[QUOTE=pingnak]
On a related note, they’re chipping themselves.
What’s pathetic is, these people actually think having the equivalent of your cat or dog’s chip embedded in their arm will make it possible to find them if they’re kidnapped.
I suppose it could help if you can’t find them three inches away and you happen to wave the wand around and hear a ‘beep’.
[/QUOTE]
To be fair, as someone who opposes illegal immigration but does not have any bone to pick with Mexicans in Mexico who aren’t trying to sneak in (other than that they’ve created/tolerated for too long a horribly corrupt society), the “they” in your first line isn’t quite fair – the chipping is being done by middle class Mexican burghers, not the “illegals” to whom the OP referred.

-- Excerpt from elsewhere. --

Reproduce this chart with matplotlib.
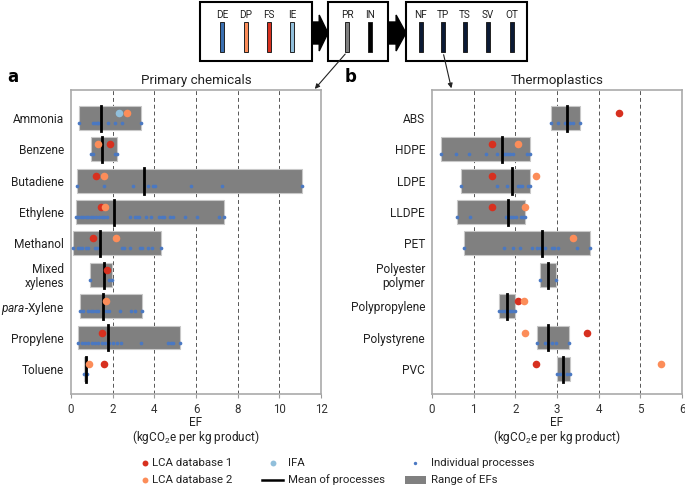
import matplotlib.pyplot as plt
import numpy as np
from matplotlib.patches import Rectangle, Polygon, FancyArrowPatch

plt.rcParams['font.family'] = ['Roboto', 'DejaVu Sans']
plt.rcParams['font.size'] = 8.5
plt.rcParams['mathtext.fontset'] = 'custom'
plt.rcParams['mathtext.rm'] = 'Roboto'
plt.rcParams['mathtext.it'] = 'Roboto:italic'

# ---- data: primary chemicals ----
chem_names = ['Ammonia', 'Benzene', 'Butadiene', 'Ethylene', 'Methanol',
              'Mixed\nxylenes', '$\\mathit{para}$-Xylene', 'Propylene', 'Toluene']
chem_mean = [1.46, 1.49, 3.5, 2.08, 1.38, 1.6, 1.52, 1.78, 0.72]
chem_lca1 = [None, 1.89, 1.22, 1.46, 1.07, 1.71, None, 1.5, 1.58]
chem_lca2 = [2.7, 1.3, 1.58, 1.63, 2.14, None, 1.68, None, 0.86]
chem_ifa = [2.32, None, None, None, None, None, None, None, None]
chem_proc = [
    [0.37, 1.07, 1.15, 1.23, 1.31, 1.39, 1.76, 2.11, 2.45, 3.38],
    [0.94, 1.04, 2.13, 2.22],
    [0.27, 1.57, 2.98, 3.68, 3.95, 4.03, 5.74, 7.26, 11.07],
    [0.24, 0.35, 0.46, 0.59, 0.72, 0.83, 0.94, 1.07, 1.2, 1.33, 1.47, 1.6, 1.74,
     2.83, 3.07, 3.18, 3.28, 3.58, 3.84, 4.24, 4.35, 4.45, 4.77, 4.88, 5.49,
     6.05, 7.1, 7.34],
    [0.08, 0.32, 0.43, 0.53, 0.72, 0.83, 1.15, 1.26, 2.45, 2.56, 2.85, 3.31,
     3.42, 3.71, 3.89, 4.3],
    [0.91, 1.84, 1.95],
    [0.45, 0.56, 0.83, 0.94, 1.07, 1.18, 1.28, 1.6, 1.71, 1.84, 2.35, 2.86,
     3.07, 3.42],
    [0.35, 0.51, 0.67, 0.83, 0.99, 1.15, 1.31, 1.47, 1.63, 1.82, 2.03, 2.19,
     2.4, 3.34, 4.64, 4.78, 4.88, 5.23],
    [0.64, 0.78],
]

# ---- data: thermoplastics ----
tp_names = ['ABS', 'HDPE', 'LDPE', 'LLDPE', 'PET', 'Polyester\npolymer',
            'Polypropylene', 'Polystyrene', 'PVC']
tp_mean = [3.23, 1.69, 1.91, 1.82, 2.65, 2.78, 1.8, 2.79, 3.15]
tp_lca1 = [4.49, 1.45, 1.45, 1.45, None, None, 2.06, 3.73, 2.5]
tp_lca2 = [None, 2.06, 2.5, 2.22, 3.38, None, 2.21, 2.22, 5.49]
tp_ifa = [None] * 9
tp_proc = [
    [2.85, 3.02, 3.18, 3.32, 3.38, 3.56],
    [0.22, 0.58, 0.88, 1.29, 1.56, 1.72, 1.78, 1.82, 1.88, 1.94, 2.29, 2.34],
    [0.7, 1.56, 1.8, 2.06, 2.1, 2.16, 2.3, 2.34],
    [0.6, 0.91, 1.78, 1.84, 1.9, 1.95, 2.01, 2.13, 2.18, 2.23],
    [0.76, 1.72, 1.95, 2.1, 2.4, 2.52, 2.6, 2.72, 2.87, 2.92, 3.02, 3.49, 3.78],
    [2.58, 2.98],
    [1.61, 1.67, 1.74, 1.8, 1.86, 1.93, 1.98],
    [2.53, 2.7, 2.78, 2.87, 2.97, 3.29],
    [3.01, 3.08, 3.24, 3.32],
]

c_lca1 = '#d7301f'
c_lca2 = '#fc8d59'
c_ifa = '#91bfdb'
c_proc = '#4a78c2'
c_box = '#808080'
W, H = 685, 487

fig = plt.figure(figsize=(6.85, 4.87), dpi=100)


def px_axes(x0, y0, x1, y1):
    return fig.add_axes([x0 / W, 1 - y1 / H, (x1 - x0) / W, (y1 - y0) / H])


def panel(ax, names, mean, lca1, lca2, ifa, proc, xmax, step):
    for i in range(len(names)):
        p = proc[i]
        ax.add_patch(Rectangle((min(p), i - 0.38), max(p) - min(p), 0.76,
                               facecolor=c_box, edgecolor='#c8c8c8', lw=0.8, zorder=2))
        ax.scatter(p, [i + 0.16] * len(p), s=7, color=c_proc, zorder=4, lw=0)
        ax.plot([mean[i], mean[i]], [i - 0.39, i + 0.41], color='black', lw=2, zorder=5)
        for vals, col in [(lca1, c_lca1), (lca2, c_lca2), (ifa, c_ifa)]:
            if vals[i] is not None:
                ax.scatter([vals[i]], [i - 0.16], s=30, color=col, zorder=6, lw=0)
    ax.set_xlim(0, xmax)
    ax.set_ylim(8.8, -0.89)
    ax.set_yticks(range(len(names)))
    ax.set_yticklabels(names, fontsize=8.6, color='#222222', linespacing=1.1)
    ax.tick_params(axis='y', length=0, pad=5)
    ax.set_xticks(np.arange(0, xmax + step, step))
    ax.tick_params(axis='x', length=3, color='#999999', labelcolor='#333333', labelsize=8.3)
    for t in np.arange(step, xmax, step):
        ax.axvline(t, color='#555555', lw=0.7, ls=(0, (4, 3)), zorder=1)
    for s in ax.spines.values():
        s.set_color('#aaaaaa')
        s.set_linewidth(1.2)


ax1 = px_axes(71, 90, 321, 394)
panel(ax1, chem_names, chem_mean, chem_lca1, chem_lca2, chem_ifa, chem_proc, 12, 2)
ax1.set_title('Primary chemicals', fontsize=9.6, color='#222222', pad=4)

ax2 = px_axes(432, 90, 682, 394)
panel(ax2, tp_names, tp_mean, tp_lca1, tp_lca2, tp_ifa, tp_proc, 6, 1)
ax2.set_title('Thermoplastics', fontsize=9.6, color='#222222', pad=4)

# overlay in pixel coordinates for the flow diagram, panel letters, axis labels and legend
ov = fig.add_axes([0, 0, 1, 1], zorder=10)
ov.set_xlim(0, W)
ov.set_ylim(H, 0)
ov.axis('off')
ov.patch.set_alpha(0)

for cx in [196, 557]:
    ov.text(cx, 422, 'EF', ha='center', va='center', fontsize=8.5, color='#222222')
    ov.text(cx, 437, '(kgCO$_2$e per kg product)', ha='center', va='center',
            fontsize=8.5, color='#222222')

ov.text(7, 77, 'a', fontsize=12, fontweight='bold', va='center', family='DejaVu Sans')
ov.text(345, 77, 'b', fontsize=12, fontweight='bold', va='center', family='DejaVu Sans')

boxes = [(200, 312), (328, 388), (406, 527)]
for x0, x1 in boxes:
    ov.add_patch(Rectangle((x0, 2), x1 - x0, 59, fill=False, edgecolor='black', lw=1.5))

flow_labels = ['DE', 'DP', 'FS', 'IE', 'PR', 'IN', 'NF', 'TP', 'TS', 'SV', 'OT']
flow_x = [222, 246, 269, 292, 347, 370, 421, 443, 465, 488, 512]
flow_col = ['#3a6fb0', '#fc8d59', '#d7301f', '#91bfdb', '#808080', '#000000',
            '#0b1a35', '#0b1a35', '#0b1a35', '#0b1a35', '#0b1a35']
for lab, x, col in zip(flow_labels, flow_x, flow_col):
    ov.text(x, 15, lab, ha='center', va='center', fontsize=7.2, color='#222222')
    ov.add_patch(Rectangle((x - 1.8, 22), 3.6, 30, facecolor=col, edgecolor='#222222', lw=0.7))

for xs in [(312, 328), (388, 406)]:
    a, b = xs
    m = a + (b - a) * 0.45
    ov.add_patch(Polygon([(a, 22), (m, 22), (m, 15), (b, 33), (m, 51), (m, 44), (a, 44)],
                         closed=True, facecolor='black', edgecolor='black'))

ov.add_patch(FancyArrowPatch((347, 52), (313, 91), arrowstyle='-|>', mutation_scale=7,
                             color='#222222', lw=0.8))
ov.add_patch(FancyArrowPatch((443, 52), (452, 91), arrowstyle='-|>', mutation_scale=7,
                             color='#222222', lw=0.8))

# legend
r1, r2 = 463, 480
fs = 8.2
ov.scatter([145], [r1], s=18, color=c_lca1, lw=0)
ov.text(152, r1, 'LCA database 1', va='center', fontsize=fs, color='#222222')
ov.scatter([145], [r2], s=18, color=c_lca2, lw=0)
ov.text(152, r2, 'LCA database 2', va='center', fontsize=fs, color='#222222')
ov.scatter([273], [r1], s=18, color=c_ifa, lw=0)
ov.text(288, r1, 'IFA', va='center', fontsize=fs, color='#222222')
ov.plot([262, 283], [r2, r2], color='black', lw=1.8)
ov.text(288, r2, 'Mean of processes', va='center', fontsize=fs, color='#222222')
ov.scatter([415], [r1], s=6, color=c_proc, lw=0)
ov.text(431, r1, 'Individual processes', va='center', fontsize=fs, color='#222222')
ov.add_patch(Rectangle((405, r2 - 4), 21, 8, facecolor=c_box, edgecolor='none'))
ov.text(431, r2, 'Range of EFs', va='center', fontsize=fs, color='#222222')

fig.savefig('out.png', dpi=100)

Your other points are well-taken though. How would any device small enough to be implantable have a sufficient power source that GPS could ever pick up its signal? The article on the people fearing kidnapping had a particularly stupid feature – the microchip communicates by RF with a device that you use that in turn allows you to press a panic button, and then that external device uplinks your location to the GPS. Unless I was missing something, that makes the microchip completely unnecessary – why not just cary the panic button/transmitter?
Of course the remaining problem is that those who can’t (kidnappees – as if kidnappers won’t promptly see some device big enough to contain a high-powered transceiver, smash it, and smash your teeth in for the trouble), or won’t (would-be illegals), carry some bulky transmitter can’t be tracked by it.

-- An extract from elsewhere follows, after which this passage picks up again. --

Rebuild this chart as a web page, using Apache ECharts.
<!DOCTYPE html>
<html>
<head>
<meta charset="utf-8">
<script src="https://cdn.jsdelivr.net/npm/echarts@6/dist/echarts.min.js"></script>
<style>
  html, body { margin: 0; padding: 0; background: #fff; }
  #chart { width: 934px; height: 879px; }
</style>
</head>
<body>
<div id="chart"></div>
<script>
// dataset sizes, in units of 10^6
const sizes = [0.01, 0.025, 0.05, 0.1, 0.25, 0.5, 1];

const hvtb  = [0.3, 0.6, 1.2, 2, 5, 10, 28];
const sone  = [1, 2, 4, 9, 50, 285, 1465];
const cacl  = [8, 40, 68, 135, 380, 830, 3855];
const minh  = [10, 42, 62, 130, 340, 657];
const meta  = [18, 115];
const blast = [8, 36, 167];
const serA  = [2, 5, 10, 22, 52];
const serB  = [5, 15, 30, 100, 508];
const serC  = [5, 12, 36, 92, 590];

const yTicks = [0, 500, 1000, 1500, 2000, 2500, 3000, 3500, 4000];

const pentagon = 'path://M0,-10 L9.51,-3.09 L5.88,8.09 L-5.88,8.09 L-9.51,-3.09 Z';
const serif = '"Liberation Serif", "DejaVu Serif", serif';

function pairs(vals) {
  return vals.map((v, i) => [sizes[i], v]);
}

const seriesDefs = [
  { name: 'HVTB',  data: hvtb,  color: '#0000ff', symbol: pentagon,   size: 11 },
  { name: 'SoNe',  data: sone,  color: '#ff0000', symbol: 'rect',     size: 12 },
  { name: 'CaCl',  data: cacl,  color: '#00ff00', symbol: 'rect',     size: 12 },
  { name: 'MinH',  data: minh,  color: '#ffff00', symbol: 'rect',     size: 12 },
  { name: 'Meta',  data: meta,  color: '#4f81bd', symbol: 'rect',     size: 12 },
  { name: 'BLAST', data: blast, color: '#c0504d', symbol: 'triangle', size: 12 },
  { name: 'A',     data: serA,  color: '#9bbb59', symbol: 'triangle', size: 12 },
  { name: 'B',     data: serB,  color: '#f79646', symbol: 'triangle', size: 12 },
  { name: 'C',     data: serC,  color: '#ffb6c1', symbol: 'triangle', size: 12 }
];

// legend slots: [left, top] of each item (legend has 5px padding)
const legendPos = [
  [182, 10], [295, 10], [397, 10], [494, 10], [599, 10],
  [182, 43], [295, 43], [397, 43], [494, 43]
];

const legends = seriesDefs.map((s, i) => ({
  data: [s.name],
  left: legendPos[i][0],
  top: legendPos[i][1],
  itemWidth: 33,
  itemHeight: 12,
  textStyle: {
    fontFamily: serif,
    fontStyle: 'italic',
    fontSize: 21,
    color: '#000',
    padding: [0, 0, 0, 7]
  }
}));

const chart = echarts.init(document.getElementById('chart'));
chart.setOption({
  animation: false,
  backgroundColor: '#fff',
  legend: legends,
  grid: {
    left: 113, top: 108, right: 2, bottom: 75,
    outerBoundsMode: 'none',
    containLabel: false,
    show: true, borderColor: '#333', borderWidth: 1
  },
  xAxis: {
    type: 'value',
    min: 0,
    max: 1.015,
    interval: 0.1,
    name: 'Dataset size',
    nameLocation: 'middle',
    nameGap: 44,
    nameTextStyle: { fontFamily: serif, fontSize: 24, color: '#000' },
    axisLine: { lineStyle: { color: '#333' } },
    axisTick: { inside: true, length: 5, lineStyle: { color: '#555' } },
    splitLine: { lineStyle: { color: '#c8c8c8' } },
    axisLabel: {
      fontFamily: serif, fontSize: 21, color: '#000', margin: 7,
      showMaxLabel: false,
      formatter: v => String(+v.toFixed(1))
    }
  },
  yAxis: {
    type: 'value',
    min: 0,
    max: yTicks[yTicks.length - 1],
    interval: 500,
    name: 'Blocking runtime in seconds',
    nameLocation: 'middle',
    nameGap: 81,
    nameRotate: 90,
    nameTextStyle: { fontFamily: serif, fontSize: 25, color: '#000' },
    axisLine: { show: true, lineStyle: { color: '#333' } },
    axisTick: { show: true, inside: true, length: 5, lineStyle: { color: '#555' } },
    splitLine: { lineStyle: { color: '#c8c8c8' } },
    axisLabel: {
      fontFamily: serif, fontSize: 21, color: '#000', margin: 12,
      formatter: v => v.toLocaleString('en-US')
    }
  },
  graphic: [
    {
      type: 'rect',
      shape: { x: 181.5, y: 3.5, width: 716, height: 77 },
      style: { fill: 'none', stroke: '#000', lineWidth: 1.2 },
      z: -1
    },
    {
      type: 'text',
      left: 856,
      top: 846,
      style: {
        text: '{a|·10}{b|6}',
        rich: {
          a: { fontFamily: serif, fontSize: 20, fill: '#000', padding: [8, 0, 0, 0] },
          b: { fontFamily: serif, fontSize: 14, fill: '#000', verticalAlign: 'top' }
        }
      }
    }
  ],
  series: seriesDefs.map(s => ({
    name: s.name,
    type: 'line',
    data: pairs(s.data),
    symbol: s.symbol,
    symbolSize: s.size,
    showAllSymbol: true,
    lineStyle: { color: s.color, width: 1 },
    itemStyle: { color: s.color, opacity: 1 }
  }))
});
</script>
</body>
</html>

Next, assuming we somehow could come up with a self-contained, self-powered, implantable tracking tag, how do we ensure it can’t just be plucked out with tweezers (or with minor surgery)? The OP foresees this and suggests surgical implantation in the brain. But (while I don’t believe illegal aliens have any constitutional rights, and hence won’t use the phrase cruel and unusual), I just don’t see that flying, ever, as a domestic or international policy.

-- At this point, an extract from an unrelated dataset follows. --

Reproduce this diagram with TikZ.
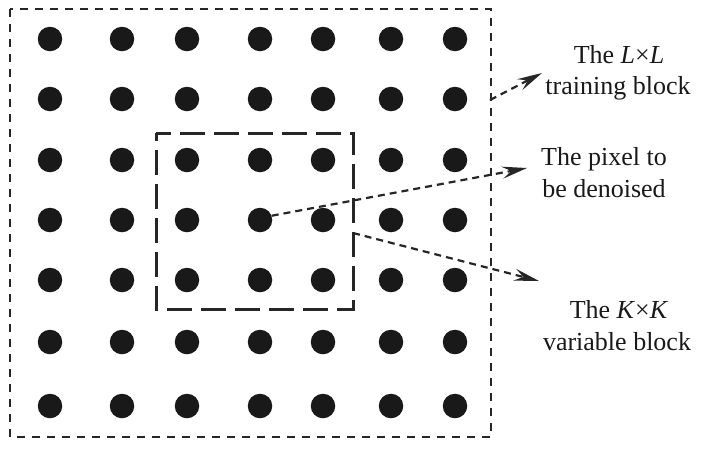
\documentclass[tikz,border=0pt]{standalone}
\usepackage{fontspec}
\setmainfont{Liberation Serif}
\usetikzlibrary{arrows.meta}
\begin{document}
\begin{tikzpicture}[x=1pt,y=-1pt,
  dot/.style={circle,fill=black!90,inner sep=0pt,minimum size=24.5pt},
  outerbox/.style={draw=black!85,line width=2.2pt,dash pattern=on 8pt off 7pt},
  innerbox/.style={draw=black!85,line width=3pt,dash pattern=on 25pt off 9pt},
  pointer/.style={draw=black!85,line width=2.2pt,dash pattern=on 7pt off 5pt,
    -{Stealth[length=25pt,width=12pt,inset=9pt]}},
  lbl/.style={font=\fontsize{26}{32}\selectfont,anchor=base,inner sep=0pt,text=black!90}]
\useasboundingbox (0,0) rectangle (707,451);
% outer and inner boxes
\draw[outerbox] (10,9) rectangle (491,437);
\draw[innerbox,dash phase=10pt] (156,133) -- (353,133) -- (353,309) -- (156,309) -- cycle;
% grid of dots
\foreach \x [count=\i] in {50,122,187,260,323,391,455}{
  \foreach \y [count=\j] in {39,99,160,220,280,342,406}{
    \node[dot] (d\i\j) at (\x,\y) {};
  }
}
% labels
\node[lbl] (la1) at (619,63) {The \textit{L}×\textit{L}};
\node[lbl] (la2) at (618,94) {training block};
\node[lbl] (lb1) at (604,165) {The pixel to};
\node[lbl] (lb2) at (604,197) {be denoised};
\node[lbl] (lc1) at (619,318) {The \textit{K}×\textit{K}};
\node[lbl] (lc2) at (617,350) {variable block};
% connector end points
\coordinate (sa) at (490,100);
\coordinate (ta) at (542,73);
\coordinate (tb) at (527,168);
\coordinate (sc) at (353,233);
\coordinate (tc) at (539,281);
\draw[pointer] (sa) -- (ta);
\draw[pointer] (d44.20) -- (tb);
\draw[pointer] (sc) -- (tc);
\end{tikzpicture}
\end{document}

Finally, I am interested in making sure deportees don’t come back. But I’m almost as interested in making sure first-time river-swimmers don’t make it either. The OP’s proposed policy focuses signficant attention and resources on the first class of alien, whereas I’m not sure the problems caused by repeat offender illegal immigration are qualitatively worse than those caused by first offenders (who admittedly are the repeat offenders of tomorrow). Of course given that the alternative would be to tag all existing residents of the countries from which we anticipate future illegal immigration, I guess the OP was right in not suggesting that, given that it’s even less remotely feasible.